▼▼▼
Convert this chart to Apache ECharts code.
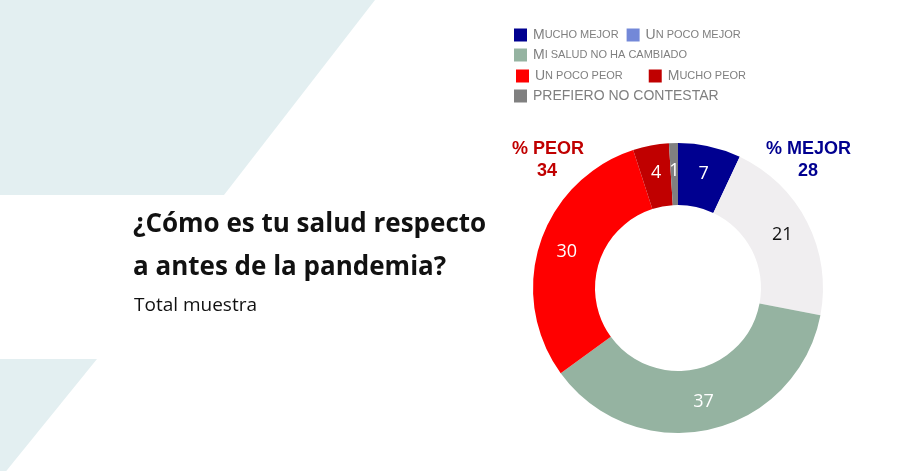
<!DOCTYPE html>
<html><head><meta charset="utf-8">
<script src="https://cdn.jsdelivr.net/npm/echarts@6/dist/echarts.min.js"></script>
<style>html,body{margin:0;padding:0;background:#fff}#c{width:900px;height:471px}</style>
</head><body><div id="c"></div>
<script>
const categories = ['Mucho mejor','Un poco mejor','Mi salud no ha cambiado','Un poco peor','Mucho peor','PREFIERO NO CONTESTAR'];
const values = [7, 21, 37, 30, 4, 1];
const sliceColors = ['#000090','#f0eef0','#95b3a1','#ff0000','#c00000','#808080'];
const legendColors = ['#000090','#7388d8','#95b3a1','#ff0000','#c00000','#808080'];
const labelColors = ['#fff','#111','#fff','#fff','#fff','#fff'];
const titleLines = ['¿Cómo es tu salud respecto','a antes de la pandemia?'];
const subtitle = 'Total muestra';

const mejor = values[0] + values[1];
const peor = values[3] + values[4];

function smallCaps(name){
  if (name === name.toUpperCase()) return '{big|' + name + '}';
  return '{big|' + name[0].toUpperCase() + '}{sm|' + name.slice(1).toUpperCase() + '}';
}
const legendRich = {
  big:{fontFamily:'Liberation Sans',fontSize:14,color:'#7f7f7f'},
  sm:{fontFamily:'Liberation Sans',fontSize:11,color:'#7f7f7f'}
};
function leg(names, left, top, gap){
  return {
    left:left, top:top, orient:'horizontal', icon:'rect', itemWidth:13, itemHeight:13, itemGap:gap||10,
    selectedMode:false, padding:0,
    data: names.map(n => ({name:n, itemStyle:{color:legendColors[categories.indexOf(n)]}})),
    formatter: smallCaps,
    textStyle:{rich:legendRich, padding:[0,0,0,1]}
  };
}

const chart = echarts.init(document.getElementById('c'));
chart.setOption({
  animation:false,
  legend:[
    leg([categories[0],categories[1]], 514, 28, 8),
    leg([categories[2]], 514, 48),
    leg([categories[3],categories[4]], 516, 69, 26),
    leg([categories[5]], 514, 89)
  ],
  graphic:[
    {type:'polygon', z:-10, shape:{points:[[0,0],[375,0],[224,195],[0,195]]}, style:{fill:'#e3eff1'}},
    {type:'polygon', z:-10, shape:{points:[[0,359],[97,359],[3,475],[0,475]]}, style:{fill:'#e3eff1'}},
    {type:'text', left:133, top:212, style:{text:titleLines[0], font:'bold 26px "Open Sans"', fill:'#111'}},
    {type:'text', left:133, top:255, style:{text:titleLines[1], font:'bold 26px "Open Sans"', fill:'#111'}},
    {type:'text', left:134, top:296, style:{text:subtitle, font:'19px "Open Sans"', fill:'#111'}},
    {type:'text', left:512, top:140, style:{text:'% PEOR', font:'bold 18px "Liberation Sans"', fill:'#c00000'}},
    {type:'text', left:537, top:162, style:{text:String(peor), font:'bold 18px "Liberation Sans"', fill:'#c00000'}},
    {type:'text', left:766, top:140, style:{text:'% MEJOR', font:'bold 18px "Liberation Sans"', fill:'#000090'}},
    {type:'text', left:798, top:162, style:{text:String(mejor), font:'bold 18px "Liberation Sans"', fill:'#000090'}}
  ],
  series:[{
    type:'pie',
    center:[678,288],
    radius:[83,145],
    startAngle:90,
    clockwise:true,
    silent:true,
    data: categories.map((c,i) => ({
      name:c, value:values[i],
      itemStyle:{color:sliceColors[i]},
      label:{color:labelColors[i]}
    })),
    label:{show:true, position:'inside', formatter:'{c}', fontFamily:'Open Sans', fontSize:18},
    labelLine:{show:false}
  }]
});
</script></body></html>
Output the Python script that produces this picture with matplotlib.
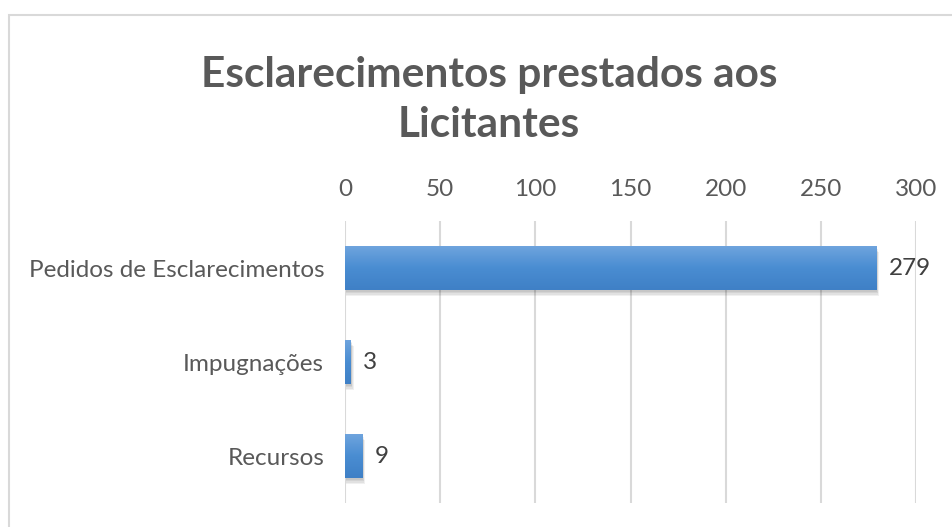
import matplotlib
matplotlib.use("Agg")
import matplotlib.pyplot as plt
import numpy as np
from matplotlib.patches import Rectangle

categorias = ["Pedidos de Esclarecimentos", "Impugnações", "Recursos"]
valores = [279, 3, 9]
ticks_x = [0, 50, 100, 150, 200, 250, 300]
titulo = "Esclarecimentos prestados aos\nLicitantes"

W, H = 953, 527
plt.rcParams["font.family"] = ["Lato", "DejaVu Sans"]

fig = plt.figure(figsize=(W / 100, H / 100), dpi=100)
fig.patch.set_facecolor("white")

# moldura do gráfico (sai pela direita e por baixo)
fig.patches.append(Rectangle((9 / W, -0.1), 1.2, 1 - 15 / H + 0.1, transform=fig.transFigure,
                             fill=False, edgecolor="#d9d9d9", linewidth=1.5))

ax = fig.add_axes([345 / W, 1 - 503 / H, 571 / W, 282 / H])
ax.set_xlim(0, 300)
ax.set_ylim(2.5, -0.5)
ax.xaxis.tick_top()
ax.set_xticks(ticks_x)
ax.set_xticklabels([str(t) for t in ticks_x])
ax.set_yticks(range(len(categorias)))
ax.set_yticklabels(categorias)
ax.tick_params(axis="both", length=0, labelsize=17.5, labelcolor="#595959")
ax.tick_params(axis="x", pad=15)
ax.tick_params(axis="y", pad=15)
for s in ax.spines.values():
    s.set_visible(False)
ax.grid(axis="x", color="#d9d9d9", linewidth=1.5)
ax.set_axisbelow(True)

altura = 0.47
grad = np.linspace(0, 1, 64).reshape(-1, 1)
cmap = matplotlib.colors.LinearSegmentedColormap.from_list("azul", ["#70a5de", "#4a8dd2", "#3f80c6"])
for i, v in enumerate(valores):
    # sombra suave
    for k in range(4):
        d = 0.02 + 0.015 * k
        ax.add_patch(Rectangle((0.3, i - altura / 2 + d), v + 0.3 + 0.3 * k, altura,
                               facecolor="#000000", alpha=0.06, edgecolor="none", zorder=2))
    bar = ax.barh(i, v, height=altura, color="#5b9bd5", zorder=3)[0]
    im = ax.imshow(grad, cmap=cmap, aspect="auto", zorder=4,
                   extent=[0, v, i + altura / 2, i - altura / 2])
    im.set_clip_path(bar)
    ax.text(v + 6.5, i, str(v), va="center", ha="left", fontsize=17.5,
            color="#404040", zorder=5)
ax.set_xlim(0, 300)
ax.set_ylim(2.5, -0.5)

fig.text(489 / W, 1 - 100 / H, titulo, ha="center", va="center", fontsize=30.5, fontweight="bold",
         color="#595959", linespacing=1.4)

fig.savefig("out.png", dpi=100)
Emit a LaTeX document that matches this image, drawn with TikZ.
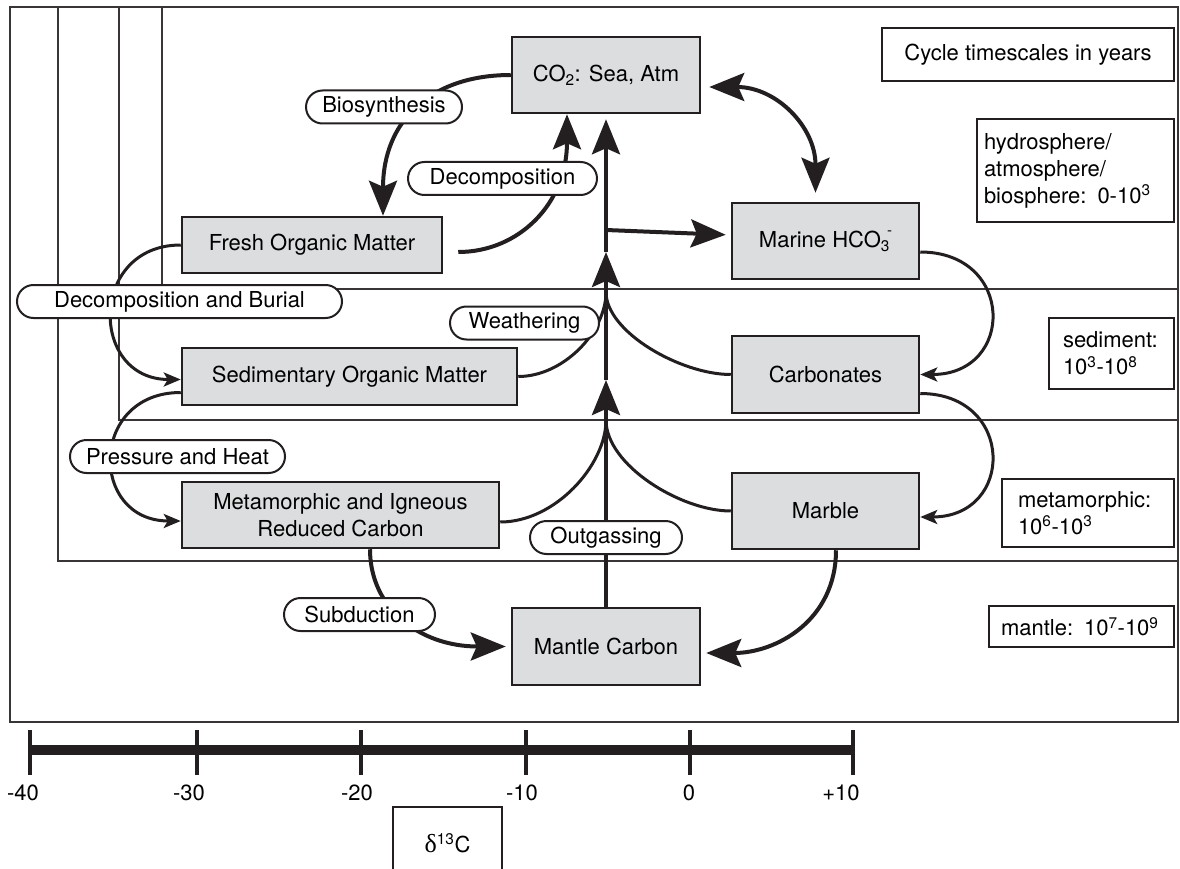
\documentclass[tikz,border=0pt]{standalone}
\usepackage{fontspec}
\setmainfont{TeX Gyre Heros}
\newfontfamily\greekfont{Liberation Serif}
\usepackage{tikz}
\usetikzlibrary{arrows.meta,shapes.misc}
\definecolor{poolgray}{RGB}{220,221,223}
\definecolor{ink}{RGB}{35,31,32}

\begin{document}
\begin{tikzpicture}
  [x=1pt,y=-1pt,
   font=\fontsize{22}{27}\selectfont,
   bigtip/.tip={Stealth[length=35pt,width=28pt,inset=6pt]},
   smalltip/.tip={Stealth[length=17pt,width=14pt,inset=4pt]},
   pool/.style={draw=ink,fill=poolgray,line width=2.5pt,align=center,inner sep=0pt},
   proc/.style={rounded rectangle,draw=ink,fill=white,line width=2pt,inner sep=0pt,minimum height=33pt},
   timebox/.style={draw=ink,fill=white,line width=2pt,align=left,inner sep=0pt},
   bigflow/.style={ink,line width=4pt,-bigtip},
   smallflow/.style={ink,line width=3pt,-smalltip},
   merge/.style={ink,line width=3pt}]

  \useasboundingbox (0,0) rectangle (1180,869);

  % reservoir frames
  \foreach \x/\y in {10/722,58/561,119/420,162/289}
    \draw[ink!90,line width=2pt] (\x,7) rectangle (1178,\y);

  \node[pool,minimum width=188pt,minimum height=76pt] (co2) at (606,75) {CO\textsubscript{2}: Sea, Atm};
  \node[pool,minimum width=260pt,minimum height=56pt] (fresh) at (312,245) {Fresh Organic Matter};
  \node[pool,minimum width=187pt,minimum height=76pt] (hco3) at (825.5,241) {Marine HCO\textsubscript{3}\kern-3pt\raisebox{12pt}{\fontsize{15}{15}\selectfont -}};
  \node[pool,minimum width=335pt,minimum height=57pt] (sed) at (349.5,376.5) {Sedimentary Organic Matter};
  \node[pool,minimum width=187pt,minimum height=77pt] (carb) at (825.5,374.5) {Carbonates};
  \node[pool,minimum width=317pt,minimum height=66pt] (meta) at (340.5,515) {Metamorphic and Igneous\\Reduced Carbon};
  \node[pool,minimum width=187pt,minimum height=76pt] (marble) at (825.5,511) {Marble};
  \node[pool,minimum width=188pt,minimum height=77pt] (mantle) at (606,646.5) {Mantle Carbon};

  \coordinate (jA) at (606,420);
  \coordinate (jB) at (606,292);
  \coordinate (upA) at (606,380);
  \coordinate (upB) at (606,252);
  \coordinate (br) at (606,230);

  % main column
  \draw[bigflow] (mantle.north) -- (upA);
  \draw[bigflow] (upA) -- (upB);
  \draw[bigflow,shorten >=5pt] (upB) -- (co2.south);
  \draw[bigflow,shorten >=5pt] (br) -- ([yshift=6pt]hco3.west);
  \draw[merge] (sed.east) .. controls +(45,0) and +(0,40) .. (jB);
  \draw[merge] (carb.west) .. controls +(-50,0) and +(0,40) .. (jB);
  \draw[merge] ([yshift=-7pt]meta.east) .. controls +(55,0) and +(0,45) .. (jA);
  \draw[merge] (marble.west) .. controls +(-50,0) and +(0,45) .. (jA);

  \draw[bigflow] (co2.west) .. controls +(-80,0) and +(0,-95) .. ([xshift=71pt]fresh.north);
  \draw[bigflow] ([xshift=15pt,yshift=-7pt]fresh.east) .. controls +(60,0) and +(0,90) .. ([xshift=-39pt]co2.south);
  \draw[ink,line width=4pt,bigtip-bigtip,shorten <=8pt,shorten >=9pt]
    ([yshift=-12pt]co2.east) .. controls +(75,0) and +(0,-75) .. ([xshift=-10pt]hco3.north);

  \draw[smallflow] (fresh.west) .. controls +(-92,0) and +(-92,0) .. ([yshift=-3pt]sed.west);
  \draw[smallflow] ([yshift=-16pt]sed.west) .. controls +(-92,0) and +(-92,0) .. ([yshift=-6pt]meta.west);
  \draw[smallflow] ([yshift=-11pt]hco3.east) .. controls +(95,0) and +(95,0) .. (carb.east);
  \draw[smallflow] ([yshift=-19pt]carb.east) .. controls +(95,0) and +(95,0) .. ([yshift=-6pt]marble.east);

  \draw[bigflow,shorten >=5pt] ([xshift=29.5pt]meta.south) .. controls +(0,60) and +(-90,0) .. (mantle.west);
  \draw[bigflow,shorten >=5pt] ([xshift=10.5pt]marble.south) .. controls +(0,70) and +(75,0) .. ([yshift=-6.5pt]mantle.east);

  % process labels
  \node[proc,minimum width=156pt] (bio) at (384,107) {Biosynthesis};
  \node[proc,minimum width=189pt] (decomp) at (502.5,178.5) {Decomposition};
  \node[proc,minimum width=325pt] (burial) at (179.5,301.5) {Decomposition and Burial};
  \node[proc,minimum width=149pt] (weath) at (524.5,323) {Weathering};
  \node[proc,minimum width=215pt] (heat) at (177.5,456.5) {Pressure and Heat};
  \node[proc,minimum width=152pt] (outgas) at (606,537.5) {Outgassing};
  \node[proc,minimum width=151pt] (subduct) at (359.5,614.5) {Subduction};

  % timescales
  \node[timebox,minimum width=292pt,minimum height=53pt,align=center] (cycle) at (1028,54.5) {Cycle timescales in years};
  \node[timebox,minimum width=197pt,minimum height=103pt,text width=183pt] (hydro) at (1075.5,170.5) {hydrosphere/\\atmosphere/\\biosphere: 0-10\textsuperscript{3}};
  \node[timebox,minimum width=125pt,minimum height=71pt,text width=97pt] (sedtime) at (1111.5,353.5) {sediment:\\10\textsuperscript{3}-10\textsuperscript{8}};
  \node[timebox,minimum width=172pt,minimum height=68pt,text width=140pt] (metatime) at (1088,513) {metamorphic:\\10\textsuperscript{6}-10\textsuperscript{3}};
  \node[timebox,minimum width=185pt,minimum height=41pt,text width=161pt] (mantletime) at (1081.5,626.5) {mantle: 10\textsuperscript{7}-10\textsuperscript{9}};

  % delta scale
  \draw[ink,line width=10pt] (30,750) -- (853,750);
  \foreach \x/\lx/\lab in {30/23/-40,197/189/-30,361/357/-20,526/522/-10,690/689/0,853/841/+10}{
    \draw[ink,line width=4pt] (\x,730) -- (\x,775);
    \node (t\x) at (\lx,793) {\lab};
  }
  \node[draw=ink,line width=2pt,minimum width=109pt,minimum height=72pt,inner sep=0pt] (d13c) at (447.5,843) {{\greekfont\fontsize{26}{26}\selectfont δ}\textsuperscript{13}C};
\end{tikzpicture}
\end{document}
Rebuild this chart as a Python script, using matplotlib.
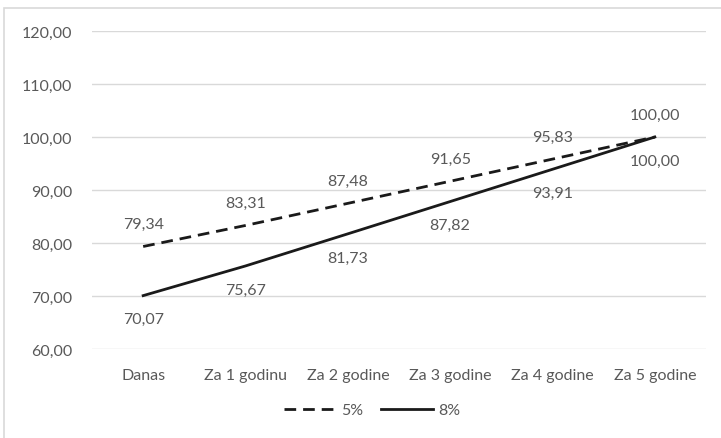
import matplotlib.pyplot as plt
from matplotlib.patches import Rectangle

plt.rcParams['font.family'] = ['Lato', 'DejaVu Sans']

categories = ['Danas', 'Za 1 godinu', 'Za 2 godine', 'Za 3 godine', 'Za 4 godine', 'Za 5 godine']
rate_5 = [79.34, 83.31, 87.48, 91.65, 95.83, 100.00]
rate_8 = [70.07, 75.67, 81.73, 87.82, 93.91, 100.00]

text_col = '#595959'
grid_col = '#d9d9d9'
fs = 11.5

def fmt(v):
    return f'{v:.2f}'.replace('.', ',')

fig = plt.figure(figsize=(7.21, 4.39), dpi=100)
ax = fig.add_axes([92 / 721, 1 - 350 / 439, 614 / 721, 318 / 439])

x = list(range(len(categories)))
ax.plot(x, rate_5, color='#1a1a1a', lw=2.0, dashes=(4.2, 2.5), label='5%', solid_capstyle='butt')
ax.plot(x, rate_8, color='#1a1a1a', lw=2.0, label='8%')

# 5% values above the line, 8% values below
for xi, v in zip(x, rate_5):
    ax.annotate(fmt(v), (xi, v), xytext=(0, 16), textcoords='offset points',
                ha='center', va='center', fontsize=fs, color=text_col)
for xi, v in zip(x, rate_8):
    ax.annotate(fmt(v), (xi, v), xytext=(0, -17), textcoords='offset points',
                ha='center', va='center', fontsize=fs, color=text_col)

ax.set_xlim(-0.5, len(categories) - 0.5)
ax.set_ylim(60, 120)
ax.set_yticks(range(60, 121, 10))
ax.set_yticklabels([fmt(t) for t in range(60, 121, 10)])
ax.set_xticks(x)
ax.set_xticklabels(categories)
ax.tick_params(length=0, labelsize=fs, colors=text_col, pad=14)
ax.tick_params(axis='y', pad=14)
ax.grid(axis='y', color=grid_col, lw=1)
ax.set_axisbelow(True)
for s in ax.spines.values():
    s.set_visible(False)

leg = fig.legend(loc='center', bbox_to_anchor=(372 / 721, 1 - 411 / 439), ncol=2, frameon=False,
                 fontsize=fs, handlelength=3.3, handletextpad=0.3, columnspacing=1.1)
for t in leg.get_texts():
    t.set_color(text_col)

# chart frame
fig.patches.append(Rectangle((4 / 721, -0.1), 1.2, 1 - 9 / 439 + 0.1, transform=fig.transFigure,
                             fill=False, edgecolor=grid_col, lw=1.2))

fig.savefig('out.png', dpi=100)
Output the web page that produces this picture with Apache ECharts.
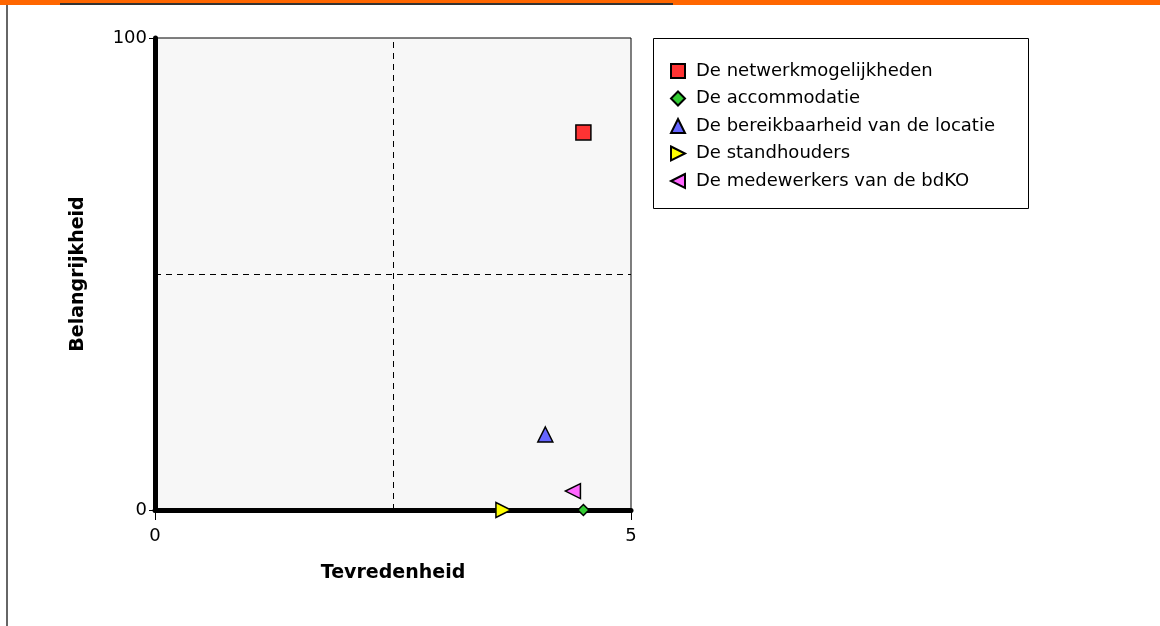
▲▲▲
▸ **TASK DIRECTIONS**: The lines to print start at the line containing "Rebuild this chart" and end at the line containing "ax.plot(x, rate_8, color='#1a1a1a', lw=2.0, label='8%')"; print them exactly, both ends included, and leave out every picture.

▸ **THE RESULT**:
Rebuild this chart as a Python script, using matplotlib.
import matplotlib.pyplot as plt
from matplotlib.patches import Rectangle

plt.rcParams['font.family'] = ['Lato', 'DejaVu Sans']

categories = ['Danas', 'Za 1 godinu', 'Za 2 godine', 'Za 3 godine', 'Za 4 godine', 'Za 5 godine']
rate_5 = [79.34, 83.31, 87.48, 91.65, 95.83, 100.00]
rate_8 = [70.07, 75.67, 81.73, 87.82, 93.91, 100.00]

text_col = '#595959'
grid_col = '#d9d9d9'
fs = 11.5

def fmt(v):
    return f'{v:.2f}'.replace('.', ',')

fig = plt.figure(figsize=(7.21, 4.39), dpi=100)
ax = fig.add_axes([92 / 721, 1 - 350 / 439, 614 / 721, 318 / 439])

x = list(range(len(categories)))
ax.plot(x, rate_5, color='#1a1a1a', lw=2.0, dashes=(4.2, 2.5), label='5%', solid_capstyle='butt')
ax.plot(x, rate_8, color='#1a1a1a', lw=2.0, label='8%')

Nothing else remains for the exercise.